Ramsey came to his feet and pulled me into a tight hug. Ginny was right behind him, her thin arms squeezing me tight. They’d been married for longer than I’d been alive and had both been close to my father and grandfather. After my mom died when I was young, Dad had sent me on plenty of trips to Ginny’s to avoid leaving me alone in our house that’d once been in a good neighborhood, but by the time I was old enough to ride my bike alone, I hadn’t been allowed to without someone with me.

The familiar smell of Ginny’s perfume calmed me enough to get myself together. I pulled in the unwanted emotions and blew out a hard breath.

“Thank you for coming.”

Ramsey patted my cheek, his hand warm on my cold skin. “You’re in trouble, Rain. Of course we came.”

Ginny frowned at Jennings, who was still watching us from the doorway to the back of the precinct. “If he tries anything, I will chew him up and spit him out like bad fruit. We heard about the drug results. I talked to Jennings earlier and they’re rushing the sexual assault kit, but it’s a small town and they won’t outsource to Dallas. It’ll probably be a couple of weeks.”

My heart sped up and, once again, the anxiety that I’d managed to get control of since being on Faint Island rushed back. “I don’t think anything happened.”

Ginny gasped. “Oh, God, honey. I just meant the trace evidence. I’m so sorry. Let’s get you out of here.”

Jennings stepped forward. “Don’t leave the island, Ms. Willows.”

Ramsey snarled at the younger man. “She’s not a suspect. Is this how you treat victims of assault and harassment?”

The word victim triggered my back into a steel rod and I balled my fists at my sides. I wasn’t a victim. “It’s fine. Let’s just go. I’m supposed to be on vacation, yet here I am in a police station again.”

My poor attempt at a joke was met with a frown from Ramsey. I shrugged and turned to leave. Of course, Thad was still there, hovering on the outskirts of everything.

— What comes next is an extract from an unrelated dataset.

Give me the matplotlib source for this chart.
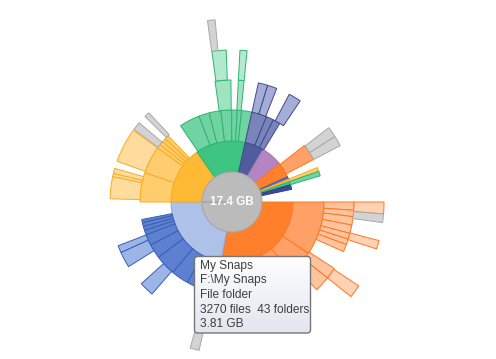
import numpy as np
import matplotlib
matplotlib.use("Agg")
import matplotlib.pyplot as plt
from matplotlib.patches import FancyBboxPatch

# ---------------- data (angles in degrees, counter-clockwise from east) ----------------
total_label = "17.4 GB"

# ring boundaries (level 0 = centre disc)
ring_radii = [30, 61, 92, 122, 152, 183]

# level 1 segments: (start, end, group)
level1 = [
    (259.4, 360.0, "orange"),
    (180.0, 259.4, "lblue"),
    (125.0, 180.0, "yellow"),
    (77.5, 125.0, "green"),
    (59.5, 77.5, "navy"),
    (39.0, 59.5, "purple"),
    (24.5, 39.0, "orange"),
    (22.0, 24.5, "blue"),
    (19.5, 22.0, "yellow"),
    (16.5, 19.5, "green"),
    (12.0, 16.5, "navy_d"),
]

level2 = [
    # orange
    (326.0, 360.0, "orange"), (310.0, 326.0, "orange"), (280.0, 310.0, "orange"),
    # my snaps
    (191.0, 193.0, "blue"), (193.0, 195.5, "blue"), (195.5, 198.0, "blue"),
    (198.0, 201.0, "blue"), (201.0, 208.0, "blue"), (208.0, 217.0, "blue"),
    (217.0, 230.0, "blue"), (230.0, 241.0, "blue"), (241.0, 252.0, "blue"),
    # yellow
    (134.0, 136.5, "yellow"), (136.5, 139.0, "yellow"), (139.0, 141.5, "yellow"),
    (141.5, 144.0, "yellow"), (144.0, 161.5, "yellow"), (161.5, 180.0, "yellow"),
    # green
    (111.0, 124.0, "green"), (104.4, 111.0, "green"), (97.0, 104.4, "green"),
    (90.2, 97.0, "green"), (86.7, 90.2, "green"), (84.0, 86.7, "green"),
    (77.5, 84.0, "green"),
    # navy
    (68.0, 77.5, "navy"), (63.3, 68.0, "navy"), (58.7, 63.3, "navy"),
    # thin slices
    (27.5, 38.0, "orange"),
    (19.5, 22.0, "yellow"),
    (16.5, 19.5, "green"),
]

level3 = [
    # orange
    (356.1, 360.0, "orange"), (353.1, 356.1, "orange"), (349.1, 353.1, "orange"),
    (345.1, 349.1, "orange"), (342.3, 345.1, "orange"), (339.6, 342.3, "orange"),
    (336.0, 339.6, "orange"), (321.5, 327.0, "orange"), (314.0, 321.5, "orange"),
    # my snaps
    (201.0, 204.5, "blue"), (204.5, 212.0, "blue"), (222.0, 229.0, "blue"),
    (254.0, 257.5, "blue"),
    # yellow
    (133.0, 135.5, "gray"), (139.5, 143.5, "gray"), (144.0, 160.5, "yellow"),
    (164.0, 166.5, "yellow"), (166.5, 168.0, "yellow"), (168.0, 178.5, "yellow"),
    # green
    (90.5, 98.0, "green"), (84.3, 87.0, "green"),
    # navy
    (73.0, 77.5, "navy"), (68.5, 73.0, "navy"), (56.0, 62.0, "navy"),
    # orange thin slice
    (27.5, 32.5, "gray"), (32.5, 37.5, "gray"),
]

level4 = [
    (355.5, 360.0, "orange"), (352.2, 355.5, "gray"), (342.0, 345.3, "orange"),
    (321.5, 326.5, "orange"),
    (254.0, 257.5, "gray"),
    (92.2, 97.6, "green"), (84.3, 87.0, "green"),
]

level5 = [
    (95.3, 97.7, "gray"),
]

# tooltip texts
tooltip_lines = ["My Snaps", "F:\\My Snaps", "File folder",
                 "3270 files  43 folders", "3.81 GB"]

# ---------------- styling ----------------
palette = {
    "orange": (["#FF7F2A", "#FFA066", "#FFC39D", "#FFD2B4"], "#FF7722"),
    "lblue":  (["#AEC1E8"], "#93A9DA"),
    "blue":   (["#4D72C6", "#5D81D0", "#9CB4E6", "#9CB4E6"], "#3A60B6"),
    "yellow": (["#FFBA35", "#FFCC6E", "#FFDC9E", "#FFDC9E"], "#F9AC1E"),
    "green":  (["#3CC480", "#70D4A2", "#A0E3C2", "#B3EACF"], "#2DB470"),
    "navy":   (["#4F5D9F", "#7A84BA", "#A5ADD6", "#A5ADD6"], "#3E4B8D"),
    "navy_d": (["#3B4B98"], "#2F3D86"),
    "purple": (["#B585C2"], "#A474B2"),
    "gray":   (["#D3D3D3"] * 5, "#A8A8A8"),
}

W, H = 496, 359
cx, cy = 232, 202
RMAX = 200

fig = plt.figure(figsize=(W / 100, H / 100), dpi=100)
fig.patch.set_facecolor("white")

ax = fig.add_axes([(cx - RMAX) / W, (H - cy - RMAX) / H, 2 * RMAX / W, 2 * RMAX / H],
                  projection="polar")
ax.set_rlim(0, RMAX)
ax.set_axis_off()
ax.patch.set_alpha(0)

levels = [level1, level2, level3, level4, level5]
for li, segs in enumerate(levels):
    starts = np.radians([s[0] for s in segs])
    widths = np.radians([s[1] - s[0] for s in segs])
    faces = []
    edges = []
    for s in segs:
        fills, edge = palette[s[2]]
        faces.append(fills[min(li, len(fills) - 1)])
        edges.append(edge)
    ax.bar(starts, ring_radii[li + 1] - ring_radii[li], width=widths,
           bottom=ring_radii[li], align="edge", color=faces, edgecolor=edges,
           linewidth=0.7)

# centre disc
ax.bar(0, ring_radii[0], width=2 * np.pi, bottom=0, color="#BBBBBB",
       edgecolor="#A9A9A9", linewidth=0.8)
ax.text(0, 0, total_label, ha="center", va="center", color="white",
        fontsize=8.5, fontweight="bold", family=["Liberation Sans", "DejaVu Sans"])

# ---------------- tooltip overlay ----------------
ov = fig.add_axes([0, 0, 1, 1])
ov.set_xlim(0, W)
ov.set_ylim(H, 0)
ov.set_axis_off()
ov.patch.set_alpha(0)

bx, by, bw, bh = 194.5, 256.5, 116, 76.5
box = FancyBboxPatch((bx, by), bw, bh, boxstyle="round,pad=0,rounding_size=3",
                     facecolor="none", edgecolor="#767676", linewidth=1.0, zorder=3)
grad = np.linspace(0, 1, 64).reshape(-1, 1)
top = np.array([1.0, 1.0, 1.0])
bot = np.array([0.89, 0.90, 0.94])
img = top[None, None, :] * (1 - grad[..., None]) + bot[None, None, :] * grad[..., None]
im = ov.imshow(img, extent=(bx, bx + bw, by + bh, by), aspect="auto", zorder=2,
               interpolation="bilinear")
clip = FancyBboxPatch((bx, by), bw, bh, boxstyle="round,pad=0,rounding_size=3",
                      transform=ov.transData, facecolor="none", edgecolor="none")
ov.add_patch(clip)
im.set_clip_path(clip)
ov.add_patch(box)
ov.set_xlim(0, W)
ov.set_ylim(H, 0)

line_y0, line_dy = 265.5, 14.7
for i, t in enumerate(tooltip_lines):
    ov.text(200, line_y0 + i * line_dy, t, ha="left", va="center", fontsize=8.6,
            color="#3E3E3E", family=["Liberation Sans", "DejaVu Sans"], zorder=4)

fig.savefig("out.png", dpi=100, facecolor="white")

He walked towards the door in front of me and looked around before holding it open so I could step through. His eyes flashed over me before moving back to the parking lot. “You’ve got something on your face.”

I reached up and ran my hands over my face, just to feel wetness pooled under my eyes. Swearing, I wiped it away. I hadn’t even realized I’d cried. When had it happened? And was I so beyond fucked up that I just cried without knowing it?

Once outside, Ramsey and Thad rushed me into the back of Ramsey’s SUV and then we were on our way back across the island with Thad following us in his truck again.

“I stumbled across your neighbor, Mack. He said you were okayed to be moved into the property next to his. Are you going to be okay staying there?”

I resented the sound of the doubt in Ramsey’s voice, but I’d called him crying that morning. I couldn’t blame him for doubting my strength. “I’ll be fine. Mack’s an ex-cop, too.”

The car went even more silent at my use of the word “ex.” Ramsey cleared his throat and clearly chose to ignore it. “Cash assigned Thad to you until this is cleared up.”

I resisted the urge to snap out. Until what was cleared up? The body in my bed or Sallisaw? Because I didn’t see Sallisaw being cleared up. I looked out the window as we crossed the bridge to my house and stayed quiet.

I couldn’t help the fear that crept through my body when I thought of Sallisaw. He was a monster and he’d done more than haunt my nightmares. While I’d questioned his involvement in my bedroom at first, it was ignorance and fear that made me do it. I knew that it was him. He’d come out of hiding to taunt me. As much as a dead man could be considered taunting.

Before I knew it, we were back at the little row of homes. Mine, or what had been mine, was roped off with police tape and there was still a cruiser parked in front, next to my car.

My car. A surge of the instinct I’d used to feel hit me and I sat up, my hands locked on Ramsey’s headrest. “Did anyone check my car? I couldn’t have driven it home.”

He met my eyes in the rearview mirror and nodded, his eyes full of sympathy. “Yeah, Jennings had it checked. Nothing out of the ordinary.”

The adrenaline zapped out of me and I slumped back into the seat. I wasn’t a cop anymore. Any instincts I had were pathetic. Of course he’d checked the car. What had been a lightbulb moment for me was normal procedure for real detectives.

I hadn’t turned in my badge, but it occurred to me in that moment that I might as well have.